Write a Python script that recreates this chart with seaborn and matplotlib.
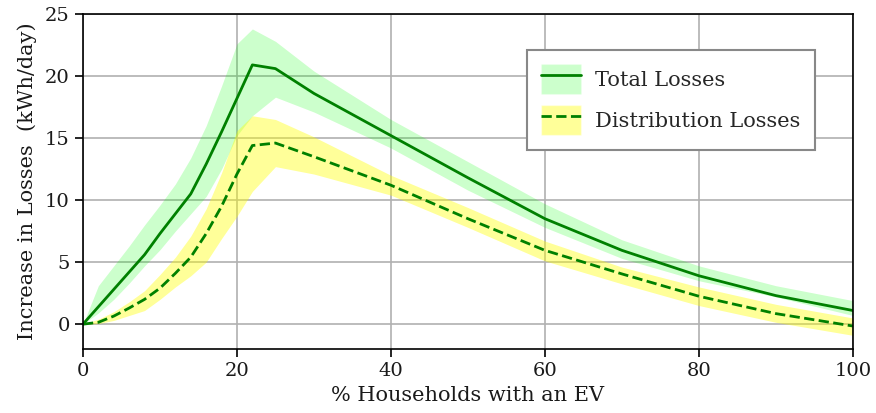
import numpy as np
import pandas as pd
import seaborn as sns
import matplotlib.pyplot as plt
from matplotlib.patches import Patch
from matplotlib.lines import Line2D

# % of households with an EV
ev_share = [0, 2, 4, 6, 8, 10, 12, 14, 16, 18, 20, 22, 25, 30, 40, 50, 60, 70, 80, 90, 100]

# Total losses (mean, upper, lower) in kWh/day
total_mean = [0, 1.4, 2.8, 4.2, 5.6, 7.3, 8.9, 10.5, 12.9, 15.5, 18.2, 20.9, 20.6, 18.6,
              15.2, 11.8, 8.5, 5.95, 3.9, 2.3, 1.1]
total_upper = [0, 3.1, 4.7, 6.3, 8.0, 9.6, 11.3, 13.4, 16.0, 19.2, 22.6, 23.8, 22.8, 20.4,
               16.5, 13.1, 9.7, 6.8, 4.7, 3.1, 1.9]
total_lower = [0, 0.9, 2.0, 3.3, 4.7, 6.0, 7.5, 8.9, 10.3, 12.5, 15.2, 16.8, 18.3, 17.1,
               14.2, 10.8, 7.8, 5.3, 3.5, 2.2, 0.7]

# Distribution losses (mean, upper, lower) in kWh/day
dist_mean = [0, 0.15, 0.65, 1.3, 2.0, 2.9, 4.1, 5.4, 7.3, 9.5, 12.1, 14.4, 14.6, 13.5,
             11.2, 8.5, 5.95, 4.05, 2.25, 0.85, -0.15]
dist_upper = [0, 0.4, 1.0, 1.8, 2.7, 4.0, 5.4, 7.1, 9.3, 12.2, 15.6, 16.8, 16.5, 15.1,
              12.0, 9.4, 6.7, 4.6, 3.0, 1.6, 0.5]
dist_lower = [0, 0.05, 0.3, 0.7, 1.1, 2.0, 3.0, 3.9, 5.0, 6.9, 8.7, 10.7, 12.7, 12.1,
              10.4, 7.8, 5.1, 3.25, 1.5, 0.15, -0.9]

sns.set_theme(style='ticks')
plt.rcParams['font.family'] = ['DejaVu Serif']
plt.rcParams['mathtext.fontset'] = 'dejavuserif'

df = pd.DataFrame({'ev': ev_share, 'total': total_mean, 'dist': dist_mean})

fig, ax = plt.subplots(figsize=(8.76, 4.13), dpi=100)
fig.subplots_adjust(left=0.0947, right=0.9737, top=0.966, bottom=0.155)

ax.fill_between(ev_share, total_lower, total_upper, color='lime', alpha=0.2, linewidth=0)
ax.fill_between(ev_share, dist_lower, dist_upper, color='yellow', alpha=0.4, linewidth=0)
sns.lineplot(data=df, x='ev', y='total', color='green', linewidth=2, ax=ax)
sns.lineplot(data=df, x='ev', y='dist', color='green', linewidth=2, linestyle='--', ax=ax)

ax.set_xlim(0, 100)
ax.set_ylim(-2, 25)
ax.set_xticks([0, 20, 40, 60, 80, 100])
ax.set_yticks([0, 5, 10, 15, 20, 25])
ax.grid(True, color='#b0b0b0', linewidth=1.2)
ax.set_axisbelow(True)
for s in ax.spines.values():
    s.set_color('black')
    s.set_linewidth(1.2)
ax.tick_params(labelsize=14, length=6, width=1.2, color='black', labelcolor='#1a1a1a')
ax.set_xlabel('% Households with an EV', fontsize=15, color='#1a1a1a', labelpad=4)
ax.set_ylabel('Increase in Losses  (kWh/day)', fontsize=15, color='#1a1a1a', labelpad=6)

h_total = (Patch(facecolor='lime', alpha=0.2), Line2D([], [], color='green', linewidth=2))
h_dist = (Patch(facecolor='yellow', alpha=0.4), Line2D([], [], color='green', linewidth=2, linestyle='--'))
leg = ax.legend([h_total, h_dist], ['Total Losses', 'Distribution Losses'],
                loc='upper right', bbox_to_anchor=(0.951, 0.893), fontsize=15,
                fancybox=False, framealpha=1, edgecolor='#888888',
                borderpad=0.7, labelspacing=0.5, handlelength=1.9, handleheight=1.84,
                handletextpad=0.7, borderaxespad=0)
leg.get_frame().set_linewidth(1.5)

fig.savefig('out.png', dpi=100)
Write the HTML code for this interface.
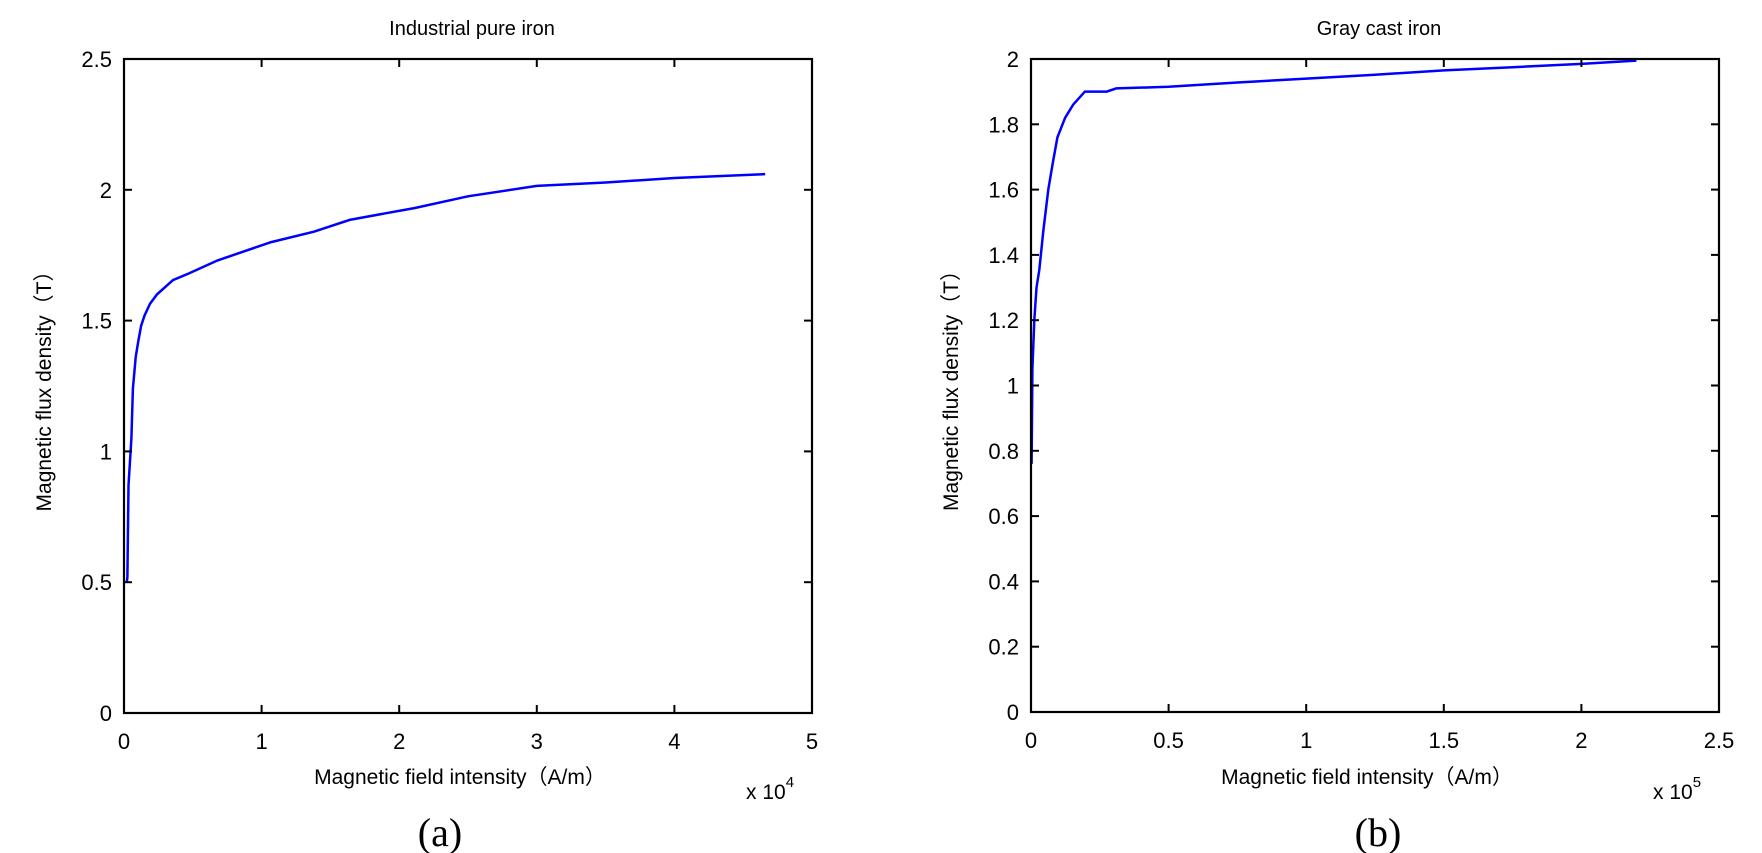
<!DOCTYPE html>
<html><head><meta charset="utf-8"><style>
html,body{margin:0;padding:0;background:#fff}
svg{display:block}
text{font-family:"Liberation Sans","Noto Sans CJK SC",sans-serif;fill:#000}
.t{font-size:22px}
.a{font-size:21px}
.s{font-family:"Liberation Serif",serif;font-size:40px}
</style></head><body>
<svg width="1762" height="853" viewBox="0 0 1762 853" xmlns="http://www.w3.org/2000/svg">
<g id="L"></g><g id="R"></g>
<text class="s" x="440" y="846" text-anchor="middle">(a)</text>
<text class="s" x="1378" y="846" text-anchor="middle">(b)</text>
</svg>
<script>
const NS="http://www.w3.org/2000/svg";
function el(p,n,a,t){const e=document.createElementNS(NS,n);for(const k in a)e.setAttribute(k,a[k]);if(t!==undefined)e.textContent=t;p.appendChild(e);return e;}
function plot(g,o){
 const {x0,x1,y0,y1,xmax,ymax,xt,yt,data,title,exp}=o;
 const X=v=>x0+(x1-x0)*v/xmax, Y=v=>y0-(y0-y1)*v/ymax;
 el(g,"polyline",{points:data.map(p=>X(p[0]).toFixed(1)+","+Y(p[1]).toFixed(1)).join(" "),fill:"none",stroke:"#0000ff","stroke-width":2.5});
 el(g,"rect",{x:x0,y:y1,width:x1-x0,height:y0-y1,fill:"none",stroke:"#000","stroke-width":2.2});
 xt.forEach(v=>{const x=X(v);el(g,"line",{x1:x,x2:x,y1:y0,y2:y0-8,stroke:"#000","stroke-width":2});el(g,"line",{x1:x,x2:x,y1:y1,y2:y1+8,stroke:"#000","stroke-width":2});el(g,"text",{x:x,y:y0+36,"text-anchor":"middle",class:"t"},String(v));});
 yt.forEach(v=>{const y=Y(v);el(g,"line",{x1:x0,x2:x0+8,y1:y,y2:y,stroke:"#000","stroke-width":2});el(g,"line",{x1:x1,x2:x1-8,y1:y,y2:y,stroke:"#000","stroke-width":2});el(g,"text",{x:x0-12,y:y+8,"text-anchor":"end",class:"t"},String(v));});
 const cx=(x0+x1)/2;
 el(g,"text",{x:cx+4,y:35,"text-anchor":"middle",style:"font-size:20px"},title);
 el(g,"text",{x:cx-8,y:784,"text-anchor":"middle",class:"a"},"Magnetic field intensity（A/m）");
 el(g,"text",{x:x0-80,y:(y0+y1)/2,"text-anchor":"middle",class:"a",transform:`rotate(-90 ${x0-80} ${(y0+y1)/2}) translate(0,7)`},"Magnetic flux density（T）");
 const ex=el(g,"text",{x:x1-66,y:799,class:"a"},"x 10");
 el(ex,"tspan",{dy:-12,style:"font-size:15px"},exp);
}
plot(document.getElementById("L"),{x0:124,x1:812,y0:713,y1:59,xmax:5,ymax:2.5,xt:[0,1,2,3,4,5],yt:[0,0.5,1,1.5,2,2.5],title:"Industrial pure iron",exp:"4",
data:[[0.02,0.5],[0.025,0.52],[0.033,0.87],[0.054,1.05],[0.065,1.24],[0.085,1.36],[0.10,1.41],[0.124,1.48],[0.15,1.52],[0.19,1.565],[0.24,1.60],[0.356,1.655],[0.47,1.68],[0.68,1.73],[1.07,1.80],[1.38,1.84],[1.64,1.885],[1.90,1.91],[2.11,1.93],[2.5,1.975],[3.0,2.015],[3.5,2.028],[4.0,2.045],[4.66,2.06]]});
plot(document.getElementById("R"),{x0:1031,x1:1719,y0:712,y1:59,xmax:2.5,ymax:2,xt:[0,0.5,1,1.5,2,2.5],yt:[0,0.2,0.4,0.6,0.8,1,1.2,1.4,1.6,1.8,2],title:"Gray cast iron",exp:"5",
data:[[0.002,0.76],[0.005,1.05],[0.012,1.2],[0.02,1.3],[0.03,1.354],[0.045,1.476],[0.063,1.60],[0.079,1.68],[0.096,1.76],[0.124,1.82],[0.153,1.86],[0.196,1.90],[0.275,1.90],[0.31,1.91],[0.5,1.915],[0.75,1.928],[1.0,1.94],[1.25,1.952],[1.5,1.965],[1.75,1.975],[2.0,1.985],[2.2,1.995]]});
</script>
</body></html>
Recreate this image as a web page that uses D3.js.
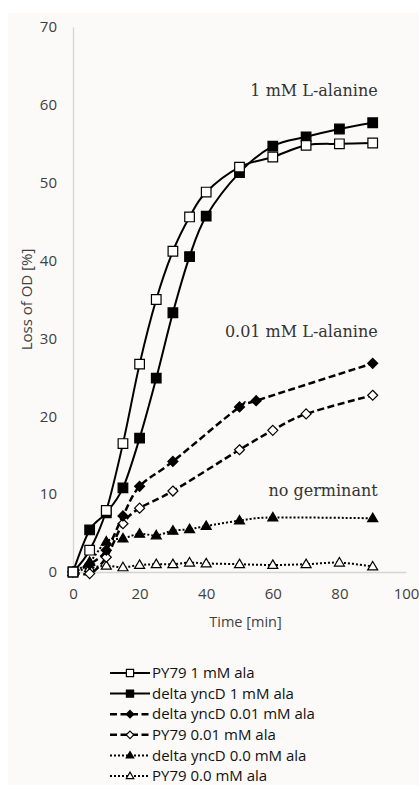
<!DOCTYPE html>
<html>
<head>
<meta charset="utf-8">
<script src="https://cdn.jsdelivr.net/npm/d3@7"></script>
<style>
  body { margin: 0; background: #fff; }
  svg { display: block; }
</style>
</head>
<body>
<svg id="chart"></svg>
<script>
// data
var py79_1mM_t = [0, 5, 10, 15, 20, 25, 30, 35, 40, 50, 60, 70, 80, 90];
var py79_1mM_v = [0, 2.8, 7.9, 16.5, 26.7, 35.0, 41.2, 45.6, 48.8, 52.0, 53.3, 54.8, 55.0, 55.1];

var yncD_1mM_t = [0, 5, 10, 15, 20, 25, 30, 35, 40, 50, 60, 70, 80, 90];
var yncD_1mM_v = [0, 5.4, 7.6, 10.8, 17.2, 24.9, 33.3, 40.5, 45.7, 51.3, 54.7, 55.9, 56.9, 57.7];

var yncD_001_t = [0, 5, 10, 15, 20, 30, 50, 55, 90];
var yncD_001_v = [0, 1.0, 2.8, 7.2, 11.0, 14.2, 21.2, 22.0, 26.8];

var py79_001_t = [0, 5, 10, 15, 20, 30, 50, 60, 70, 90];
var py79_001_v = [0, -0.2, 1.9, 6.2, 8.2, 10.4, 15.7, 18.2, 20.3, 22.7];

var yncD_00_t = [0, 5, 10, 15, 20, 25, 30, 35, 40, 50, 60, 90];
var yncD_00_v = [0, 1.3, 3.9, 4.3, 4.9, 4.7, 5.3, 5.5, 5.9, 6.6, 7.0, 6.9];

var py79_00_t = [0, 5, 10, 15, 20, 25, 30, 35, 40, 50, 60, 70, 80, 90];
var py79_00_v = [0, 0.5, 0.8, 0.6, 0.9, 1.0, 1.0, 1.2, 1.1, 1.0, 0.9, 1.0, 1.2, 0.7];

var xTicks = [0, 20, 40, 60, 80, 100];
var yTicks = [0, 10, 20, 30, 40, 50, 60, 70];

var seriesNames = ["PY79 1 mM ala", "delta yncD 1 mM ala", "delta yncD 0.01 mM ala",
                   "PY79 0.01 mM ala", "delta yncD 0.0 mM ala", "PY79 0.0 mM ala"];

var annotations = [
  { text: "1 mM L-alanine", x: 90, y: 61.2 },
  { text: "0.01 mM L-alanine", x: 90, y: 30.2 },
  { text: "no germinant", x: 90, y: 9.7 }
];

var width = 419, height = 785;
var margin = { top: 27, right: 13, bottom: 213, left: 73 };

var svg = d3.select("#chart").attr("width", width).attr("height", height);

svg.append("rect")
  .attr("x", 8).attr("y", 13)
  .attr("width", width - 8).attr("height", height - 13)
  .attr("fill", "#fcfaf9");

var xScale = d3.scaleLinear().domain([0, 100]).range([margin.left, width - margin.right]);
var yScale = d3.scaleLinear().domain([0, 70]).range([height - margin.bottom, margin.top]);

// axes
var xAxis = svg.append("g")
  .attr("transform", "translate(0," + yScale(0) + ")")
  .call(d3.axisBottom(xScale).tickValues(xTicks).tickSize(0).tickPadding(16));
var yAxis = svg.append("g")
  .attr("transform", "translate(" + xScale(0) + ",0)")
  .call(d3.axisLeft(yScale).tickValues(yTicks).tickSize(0).tickPadding(16));

[xAxis, yAxis].forEach(function (ax) {
  ax.select(".domain").attr("stroke", "#d4d4d0").attr("stroke-width", 1.3);
  ax.selectAll("text")
    .attr("fill", "#404040")
    .style("font-family", "'Open Sans', sans-serif")
    .style("font-size", "15px");
});

svg.append("text")
  .attr("x", (xScale(0) + xScale(100)) / 2 + 6)
  .attr("y", 627)
  .attr("text-anchor", "middle")
  .attr("fill", "#404040")
  .style("font-family", "'Open Sans', sans-serif")
  .style("font-size", "14.5px")
  .text("Time [min]");

svg.append("text")
  .attr("transform", "translate(32," + yScale(35) + ") rotate(-90)")
  .attr("text-anchor", "middle")
  .attr("fill", "#404040")
  .style("font-family", "'Open Sans', sans-serif")
  .style("font-size", "15px")
  .text("Loss of OD [%]");

// series styling
var styles = [
  { t: py79_1mM_t, v: py79_1mM_v, dash: null, sw: 2, marker: "square", fill: "#fff" },
  { t: yncD_1mM_t, v: yncD_1mM_v, dash: null, sw: 2, marker: "square", fill: "#000" },
  { t: yncD_001_t, v: yncD_001_v, dash: "7,3.5", sw: 2.5, marker: "diamond", fill: "#000" },
  { t: py79_001_t, v: py79_001_v, dash: "7,3.5", sw: 2.5, marker: "diamond", fill: "#fff" },
  { t: yncD_00_t, v: yncD_00_v, dash: "2,2", sw: 2, marker: "triangle", fill: "#000" },
  { t: py79_00_t, v: py79_00_v, dash: "2,2", sw: 2, marker: "triangle", fill: "#fff" }
];

function markerPath(type, r) {
  if (type === "square") return "M" + -r + "," + -r + "H" + r + "V" + r + "H" + -r + "Z";
  if (type === "diamond") return "M0," + -r + "L" + r + ",0L0," + r + "L" + -r + ",0Z";
  var h = r * 1.7;
  return "M0," + (-h * 0.6) + "L" + r + "," + (h * 0.4) + "H" + -r + "Z";
}
var markerR = { square: 4.8, diamond: 5, triangle: 5 };

var line = d3.line()
  .x((d) => xScale(d[0]))
  .y((d) => yScale(d[1]))
  .curve(d3.curveCardinal.tension(0));

function drawMarker(g, type, fill, x, y, scale) {
  g.append("path")
    .attr("d", markerPath(type, markerR[type] * scale))
    .attr("transform", "translate(" + x + "," + y + ")")
    .attr("fill", fill)
    .attr("stroke", "#000")
    .attr("stroke-width", 1.2);
}

// draw in reverse order so solid curves end up on top
styles.slice().reverse().forEach(function (s) {
  var pts = s.t.map((t, i) => [t, s.v[i]]);
  var g = svg.append("g");
  g.append("path")
    .attr("d", line(pts))
    .attr("fill", "none")
    .attr("stroke", "#000")
    .attr("stroke-width", s.sw)
    .attr("stroke-dasharray", s.dash);
  pts.forEach(function (p) {
    drawMarker(g, s.marker, s.fill, xScale(p[0]), yScale(p[1]), 1);
  });
});

// annotations
annotations.forEach(function (a) {
  svg.append("text")
    .attr("x", xScale(a.x) + 5)
    .attr("y", yScale(a.y))
    .attr("text-anchor", "end")
    .attr("fill", "#333")
    .style("font-family", "'DejaVu Serif', serif")
    .style("font-size", "16px")
    .text(a.text);
});

// legend
var legend = svg.append("g");
var legendTop = 673, legendStep = 20.6;
styles.forEach(function (s, i) {
  var y = legendTop + i * legendStep;
  legend.append("line")
    .attr("x1", 110).attr("x2", 150)
    .attr("y1", y).attr("y2", y)
    .attr("stroke", "#000")
    .attr("stroke-width", s.sw)
    .attr("stroke-dasharray", s.dash);
  drawMarker(legend, s.marker, s.fill, 130, y, 0.75);
  legend.append("text")
    .attr("x", 152)
    .attr("y", y)
    .attr("dy", "0.35em")
    .attr("fill", "#111")
    .style("font-family", "'Open Sans', sans-serif")
    .style("font-size", "15px")
    .text(seriesNames[i]);
});
</script>
</body>
</html>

◇ ◇ ◇

* Challenge: Only the lines from the top of the data through the line with "80, 90, 100]" should be quoted, exactly and with both ends kept; skip the pictures.

* Result for this task:
Write a Python script that recreates this chart with seaborn and matplotlib.
import numpy as np
import pandas as pd
import seaborn as sns
import matplotlib.pyplot as plt
from matplotlib.patches import Patch
from matplotlib.lines import Line2D

# % of households with an EV
ev_share = [0, 2, 4, 6, 8, 10, 12, 14, 16, 18, 20, 22, 25, 30, 40, 50, 60, 70, 80, 90, 100]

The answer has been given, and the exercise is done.